= Mary Lucia =

American radio personality (born 1970)

Mary Lucia (born August 6, 1970, in Newton, Massachusetts) is a former on-air radio personality who hosted a weekday drive time music show for Minnesota Public Radio station 89.3 The Current in St. Paul, Minnesota. She currently works as a program advisor to Radio K, the student run radio station at the University of Minnesota. She is the sister of musician Paul Westerberg.

==Career==
Known particularly for her unorthodox conversational style of interviewing, Lucia has interviewed Trent Reznor, Studs Terkel, Noel Gallagher, Robbie Robertson, Suzi Quatro, Iggy Pop, Chrissie Hynde, Jack White, Johnny Rotten, John Waters, Chuck D, Richard Hell, Bob Gruen, and Amy Sedaris.

After Disney purchased Rev 105 and changed its name and format, Lucia maintained her dual role as host of a regular day-shift as well as a local music show called "Popular Creeps" (named after a song by former Replacements drummer Chris Mars). After Steve Nelson left the morning show that he co-hosted with Brian Oake, Lucia was paired with Oake for morning drive time.

When Disney changed the format again to rhythmic oldies, the entire air staff, including Lucia, was fired. Lucia went on to host a program on AM 1500 and to cameo on KLBB before being picked up by Minnesota Public Radio in January 2005.

Lucia has also appeared in commercials, live theater productions, done professional voice-over work since the age of 18, freelanced for the Minnesota publication The Rake for 5 years, and appeared in the indie film The Last Word (2003). She also appeared in Phil Harders award-winning film Tuscaloosa (2020).

Lucia was the audiobook narrator for Bob Mehr's Best Selling biography "Trouble Boys: The Story of the Replacements".

Since 2005 she has produced and organized a yearly benefit for Feline Rescue at the First Ave Main Room, in a musical tribute to David Bowie called "Rock for Pussy".

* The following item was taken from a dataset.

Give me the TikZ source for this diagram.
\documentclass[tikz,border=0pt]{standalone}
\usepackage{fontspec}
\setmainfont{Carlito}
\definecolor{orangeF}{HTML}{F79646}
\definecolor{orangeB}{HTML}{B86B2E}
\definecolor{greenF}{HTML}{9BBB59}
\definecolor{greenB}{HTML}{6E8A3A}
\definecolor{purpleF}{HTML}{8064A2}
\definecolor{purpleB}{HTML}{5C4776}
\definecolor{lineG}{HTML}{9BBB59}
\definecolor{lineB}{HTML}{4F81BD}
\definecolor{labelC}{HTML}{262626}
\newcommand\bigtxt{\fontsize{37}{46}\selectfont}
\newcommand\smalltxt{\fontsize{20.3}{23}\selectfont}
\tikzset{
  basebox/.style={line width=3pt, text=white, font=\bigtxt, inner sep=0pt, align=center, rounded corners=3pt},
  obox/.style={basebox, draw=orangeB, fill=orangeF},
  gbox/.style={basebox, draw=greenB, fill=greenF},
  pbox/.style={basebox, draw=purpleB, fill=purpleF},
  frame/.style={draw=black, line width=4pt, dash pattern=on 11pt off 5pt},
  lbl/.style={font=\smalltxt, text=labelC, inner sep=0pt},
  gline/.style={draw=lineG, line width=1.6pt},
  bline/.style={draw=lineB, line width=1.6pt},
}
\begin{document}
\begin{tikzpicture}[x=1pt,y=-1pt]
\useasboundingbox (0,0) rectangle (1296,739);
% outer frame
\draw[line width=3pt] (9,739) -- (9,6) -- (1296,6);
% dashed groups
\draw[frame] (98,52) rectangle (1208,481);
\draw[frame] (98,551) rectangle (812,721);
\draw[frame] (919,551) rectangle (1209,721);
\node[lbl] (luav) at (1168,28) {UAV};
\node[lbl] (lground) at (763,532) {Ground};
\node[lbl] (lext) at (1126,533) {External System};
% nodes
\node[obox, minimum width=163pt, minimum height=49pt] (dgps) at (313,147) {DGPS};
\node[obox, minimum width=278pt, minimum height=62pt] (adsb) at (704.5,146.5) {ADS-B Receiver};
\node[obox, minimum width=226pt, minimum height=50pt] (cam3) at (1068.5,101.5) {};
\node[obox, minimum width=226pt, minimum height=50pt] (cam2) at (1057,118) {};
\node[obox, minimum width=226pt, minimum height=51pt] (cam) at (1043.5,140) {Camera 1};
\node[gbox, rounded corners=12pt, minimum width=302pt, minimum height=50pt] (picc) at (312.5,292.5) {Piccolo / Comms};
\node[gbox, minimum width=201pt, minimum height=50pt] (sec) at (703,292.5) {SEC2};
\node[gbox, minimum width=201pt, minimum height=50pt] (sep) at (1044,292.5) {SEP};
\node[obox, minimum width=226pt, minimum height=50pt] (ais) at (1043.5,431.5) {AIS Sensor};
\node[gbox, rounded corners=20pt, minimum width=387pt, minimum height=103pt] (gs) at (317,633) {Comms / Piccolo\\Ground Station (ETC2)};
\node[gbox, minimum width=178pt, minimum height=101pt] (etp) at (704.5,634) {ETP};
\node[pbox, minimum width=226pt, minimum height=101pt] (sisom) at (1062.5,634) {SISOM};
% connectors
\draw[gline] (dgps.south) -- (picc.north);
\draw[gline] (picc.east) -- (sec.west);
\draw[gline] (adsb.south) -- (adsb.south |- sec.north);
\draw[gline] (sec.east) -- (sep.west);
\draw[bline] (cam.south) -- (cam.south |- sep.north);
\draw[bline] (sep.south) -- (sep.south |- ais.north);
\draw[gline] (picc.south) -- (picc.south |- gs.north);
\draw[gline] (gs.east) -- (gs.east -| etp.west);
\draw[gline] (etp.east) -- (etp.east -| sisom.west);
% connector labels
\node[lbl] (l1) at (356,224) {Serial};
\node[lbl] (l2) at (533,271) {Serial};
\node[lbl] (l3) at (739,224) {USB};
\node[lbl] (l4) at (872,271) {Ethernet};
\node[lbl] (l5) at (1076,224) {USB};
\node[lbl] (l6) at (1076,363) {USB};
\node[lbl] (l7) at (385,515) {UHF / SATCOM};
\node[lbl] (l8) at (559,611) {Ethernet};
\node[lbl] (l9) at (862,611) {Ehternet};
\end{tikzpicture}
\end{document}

On November 25th, 2025 Lucia's memoir titled, What Doesn't Kill Me Makes Me Weirder and Harder to Relate To was published through the University of Minnesota Press. Her memoir details her experience as a survivor of stalking while also connecting to her broader life experiences from her youth to becoming a public figure.

==Personal life==
She is the younger sister of rock musician Paul Westerberg of the Replacements.